Вердикт педагога из Большого окрылил юношу. Уфа — это слишком мелко для его таланта. Когда ему наконец была предложена роль в первом составе, но не та, на которую он рассчитывал, он отказался. Почему? Потому что надеялся на лучшее. Если он не может поступить в училище Большого, в конце концов, остается Ленинград, о котором он мечтал все эти годы.
Рудольф не мог больше ждать и в августе 1955 года снова сел в поезд. О, это было трудное путешествие! Три дня до Москвы, потом шестнадцать часов до Северной столицы в переполненном вагоне. Но вот все позади, взволнованный, он подошел к дверям Ленинградского художественного училища, «кузницы кадров» Кировского театра[6]. Но… на дворе стояло лето, а летом училище закрыто.
Без всякого смущения Нуреев обратился к первому встречному:
— Я хочу поговорить с товарищем Шелковым, директором… Мужчина обернулся. Это и был Шелков. Нуреев изложил суть дела. Шелков попытался припомнить:
— Нуреев? — И предложил прийти через неделю.
Рудольфу Нурееву, как вы уже, наверное, подсчитали, было семнадцать. Семнадцать для обычного человека — ничто, самое начало жизненного пути, но у балетных свой отсчет времени. Если бы Рудольфа взяли в ЛХУ, ему бы предстояло работать с удвоенной энергией, чтобы наверстать упущенное. Но он готов был бороться. Он стоял у дверей самого лучшего училища в мире, и эти двери должны были для него открыться.
Хотеть — значит мочь.
Рудольф Нуреев
— Молодой человек! Или вы станете великим танцовщиком, или… неудачником. И очень велик шанс, что вы станете танцовщиком‑неудачником…
Когда Рудольф Нуреев выслушал приговор Веры Костровицкой, он сразу понял, что радоваться рано. Конечно, грозный педагог Художественного училища все‑таки порекомендовала принять его, но… пришлось все начинать сначала.

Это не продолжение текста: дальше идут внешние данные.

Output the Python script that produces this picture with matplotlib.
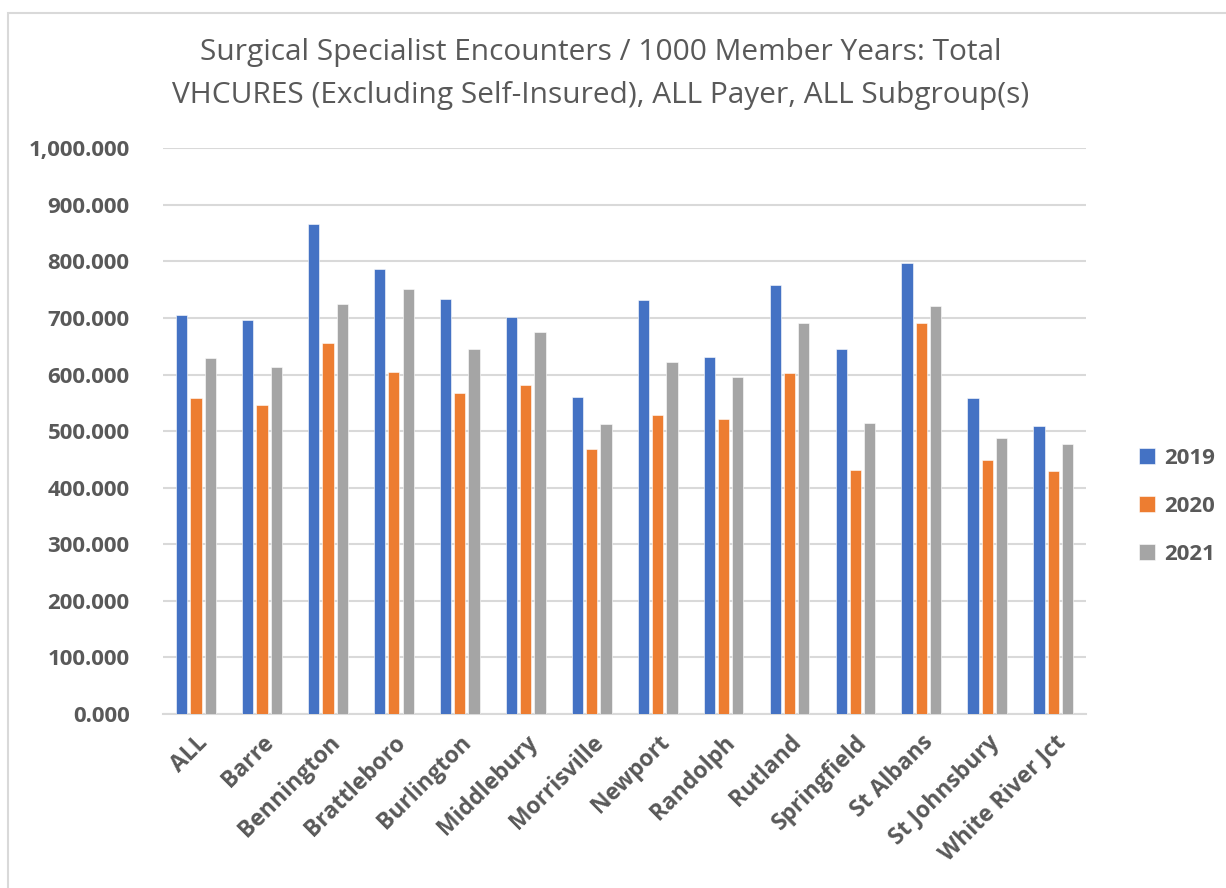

Новичку семнадцать лет, технический багаж у него невелик, и ему надо любой ценой убедить всех, что танец — это его призвание. Однако Рудик горит желанием преуспеть. И… он знает, что ничего не знает. При этом он ни на минуту не усомнился в том, что наделен уникальным дарованием. «Я достоин этого места — и докажу это» — такова была его позиция{19}.